STATED GOAL: Below is a listing to write out in full, exactly as given, without its pictures.

GIVEN INFORMATION:
......

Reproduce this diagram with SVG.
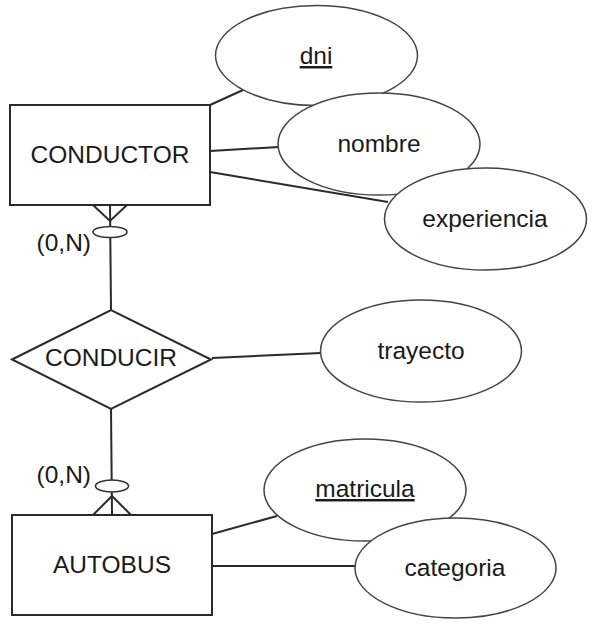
<svg xmlns="http://www.w3.org/2000/svg" width="596" height="632" viewBox="0 0 596 632">
<style>
.shape{fill:#fff;stroke:#2a2a2a;stroke-width:2}
.attr{fill:#fff;stroke:#444;stroke-width:1.5}
.edge{fill:none;stroke:#2a2a2a;stroke-width:2}
.card{fill:#fff;stroke:#333;stroke-width:1.6}
text{font-family:"Liberation Sans",Arial,sans-serif;font-size:24.5px;fill:#1a1a1a}
.c{text-anchor:middle}
.r{text-anchor:end}
.ul{text-decoration:underline}
</style>
<rect width="596" height="632" fill="#fff"/>
<g id="connectors">
<line class="edge" x1="210" y1="105" x2="243" y2="90"/>
<line class="edge" x1="210" y1="151" x2="279" y2="147"/>
<line class="edge" x1="210" y1="172" x2="388" y2="202"/>
<line class="edge" x1="212" y1="358" x2="321" y2="353"/>
<line class="edge" x1="212" y1="534" x2="277" y2="516"/>
<line class="edge" x1="212" y1="566" x2="356" y2="566"/>
<line class="edge" x1="110" y1="205" x2="111" y2="310"/>
<polyline class="edge" points="93,205 110,221 127,205"/>
<ellipse class="card" cx="110" cy="232" rx="17" ry="5.5"/>
<line class="edge" x1="111" y1="409" x2="112" y2="515"/>
<polyline class="edge" points="93,515 112,496 131,515"/>
<ellipse class="card" cx="112" cy="486" rx="16.5" ry="6"/>
<text class="r" x="91" y="251">(0,N)</text>
<text class="r" x="91" y="483">(0,N)</text>
</g>
<g id="dni">
<ellipse class="attr" cx="316.5" cy="55.5" rx="101" ry="50"/>
<text class="c ul" x="316" y="64">dni</text>
</g>
<g id="nombre">
<ellipse class="attr" cx="379" cy="144" rx="101" ry="51"/>
<text class="c" x="379" y="152">nombre</text>
</g>
<g id="experiencia">
<ellipse class="attr" cx="485.5" cy="219" rx="101" ry="51"/>
<text class="c" x="485" y="227">experiencia</text>
</g>
<g id="CONDUCTOR">
<rect class="shape" x="10" y="105" width="200" height="100"/>
<text class="c" x="110" y="163">CONDUCTOR</text>
</g>
<g id="CONDUCIR">
<polygon class="shape" points="12,359.5 111,310 211,359.5 111,409"/>
<text class="c" x="111" y="366">CONDUCIR</text>
</g>
<g id="trayecto">
<ellipse class="attr" cx="421" cy="351" rx="100.5" ry="51"/>
<text class="c" x="421" y="359">trayecto</text>
</g>
<g id="AUTOBUS">
<rect class="shape" x="12" y="515" width="200" height="100"/>
<text class="c" x="112" y="573">AUTOBUS</text>
</g>
<g id="matricula">
<ellipse class="attr" cx="365" cy="490" rx="101" ry="51"/>
<text class="c ul" x="365" y="497">matricula</text>
</g>
<g id="categoria">
<ellipse class="attr" cx="455.5" cy="568" rx="100.5" ry="50"/>
<text class="c" x="455" y="576">categoria</text>
</g>
</svg>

......

SOLVED PROBLEM:
Reproduce this diagram with SVG.
<svg xmlns="http://www.w3.org/2000/svg" width="596" height="632" viewBox="0 0 596 632">
<style>
.shape{fill:#fff;stroke:#2a2a2a;stroke-width:2}
.attr{fill:#fff;stroke:#444;stroke-width:1.5}
.edge{fill:none;stroke:#2a2a2a;stroke-width:2}
.card{fill:#fff;stroke:#333;stroke-width:1.6}
text{font-family:"Liberation Sans",Arial,sans-serif;font-size:24.5px;fill:#1a1a1a}
.c{text-anchor:middle}
.r{text-anchor:end}
.ul{text-decoration:underline}
</style>
<rect width="596" height="632" fill="#fff"/>
<g id="connectors">
<line class="edge" x1="210" y1="105" x2="243" y2="90"/>
<line class="edge" x1="210" y1="151" x2="279" y2="147"/>
<line class="edge" x1="210" y1="172" x2="388" y2="202"/>
<line class="edge" x1="212" y1="358" x2="321" y2="353"/>
<line class="edge" x1="212" y1="534" x2="277" y2="516"/>
<line class="edge" x1="212" y1="566" x2="356" y2="566"/>
<line class="edge" x1="110" y1="205" x2="111" y2="310"/>
<polyline class="edge" points="93,205 110,221 127,205"/>
<ellipse class="card" cx="110" cy="232" rx="17" ry="5.5"/>
<line class="edge" x1="111" y1="409" x2="112" y2="515"/>
<polyline class="edge" points="93,515 112,496 131,515"/>
<ellipse class="card" cx="112" cy="486" rx="16.5" ry="6"/>
<text class="r" x="91" y="251">(0,N)</text>
<text class="r" x="91" y="483">(0,N)</text>
</g>
<g id="dni">
<ellipse class="attr" cx="316.5" cy="55.5" rx="101" ry="50"/>
<text class="c ul" x="316" y="64">dni</text>
</g>
<g id="nombre">
<ellipse class="attr" cx="379" cy="144" rx="101" ry="51"/>
<text class="c" x="379" y="152">nombre</text>
</g>
<g id="experiencia">
<ellipse class="attr" cx="485.5" cy="219" rx="101" ry="51"/>
<text class="c" x="485" y="227">experiencia</text>
</g>
<g id="CONDUCTOR">
<rect class="shape" x="10" y="105" width="200" height="100"/>
<text class="c" x="110" y="163">CONDUCTOR</text>
</g>
<g id="CONDUCIR">
<polygon class="shape" points="12,359.5 111,310 211,359.5 111,409"/>
<text class="c" x="111" y="366">CONDUCIR</text>
</g>
<g id="trayecto">
<ellipse class="attr" cx="421" cy="351" rx="100.5" ry="51"/>
<text class="c" x="421" y="359">trayecto</text>
</g>
<g id="AUTOBUS">
<rect class="shape" x="12" y="515" width="200" height="100"/>
<text class="c" x="112" y="573">AUTOBUS</text>
</g>
<g id="matricula">
<ellipse class="attr" cx="365" cy="490" rx="101" ry="51"/>
<text class="c ul" x="365" y="497">matricula</text>
</g>
<g id="categoria">
<ellipse class="attr" cx="455.5" cy="568" rx="100.5" ry="50"/>
<text class="c" x="455" y="576">categoria</text>
</g>
</svg>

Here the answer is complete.